We are rooted in the places of our beginning.

Oh, we may develop tendrils as we reach for new ideas, seek new adventures, pursue careers. We may even become "tumbleweeds," traveling the countryside ... perhaps visiting ... and even settling ... abroad.


But our roots remain in those places where we began, and this is apparent to us when we sit quietly, thinking ,,. really just thinking.


One example, in my case, involves Christmas trees. Ours was always a cedar tree, because they grew so abundantly on the hills overlooking our home. It was a special treat to go trudging out with Grandpa ... a few days before Christmas ... to pick just the right tree ... not too tall ... not too skinny ... for our living room.


There was just something about the smell of cedar filling the whole house.


When I saw another kind of Christmas tree ... on my first visit to Chicago, which seemed so distant, like another planet ... I couldn't believe THAT was their Christmas tree.


It didn't look like OUR tree at all. Its branches seemed almost bare, compared to what I had been accustomed to. It didn't have that cedar smell. And it certainly didn't have the bird's nest which I had come to expect to find somewhere in our tree.
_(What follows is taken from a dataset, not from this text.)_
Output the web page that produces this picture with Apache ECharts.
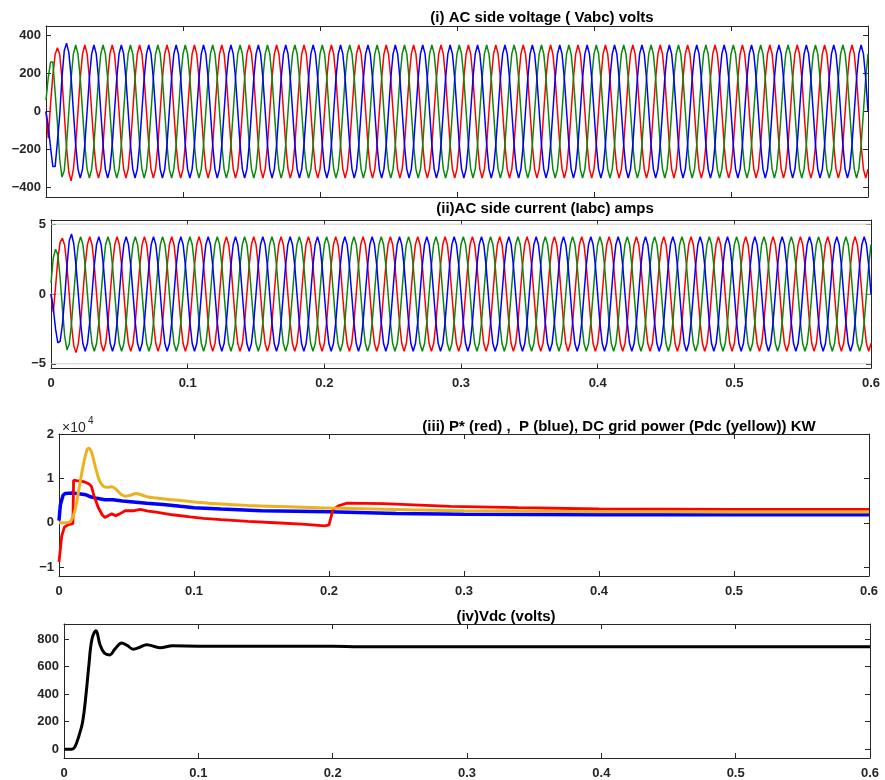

Oh, I've finally come around to accepting other kinds of Christmas trees ... even the artificial models ... but I still find myself thinking about those other trees from my early years.


The poem:


THE ONLY TREE


I grew up believing
that a cedar was
the only true tree
for Christmas,
plain, struggling
stubbornly
on hillside clay,
having so much
in common
with folks like us.
© 1996
(originally published in Capper's)

Today's word: cedar
Afterthoughts ... in response to your comments:
Thank you, Helen, for those additional thoughts in regard to the cedar tree's role in your Christmases, especially that particular homecoming. When one of my poems strikes such a responsive chord, I know I've done something right ... and that's a good feeling, too. Best wishes.

1 comment:

Anonymous said...

Your poem takes me to a lovely place with lovely smells. I too, thought a cedar was the only REAL Christmas tree. When I was gone from home the first year and was back for Christmas, my Daddy had bought a spruce, or some sort of tree I didn't expect. I quietly cried. I've always wanted to have a poker face, but not to be! The folks could feel my reaction, although my words said, "It's pretty". After visiting friends, I came back and, there,in the place of the "Charlie Brown tree" was a lovely big cedar, the ONLY real Christmas tree. I felt at home. I've learned to survive without a Cedar Christmas tree as I have learned to with the many things we have to accept. Your poem made me feel sad, in ways, but homey and lovely, in other ways. The lovely comfortable feeling wih the memories it brought out...well, I'll take those with me inside. Reading this poem makes me know I'm not alone.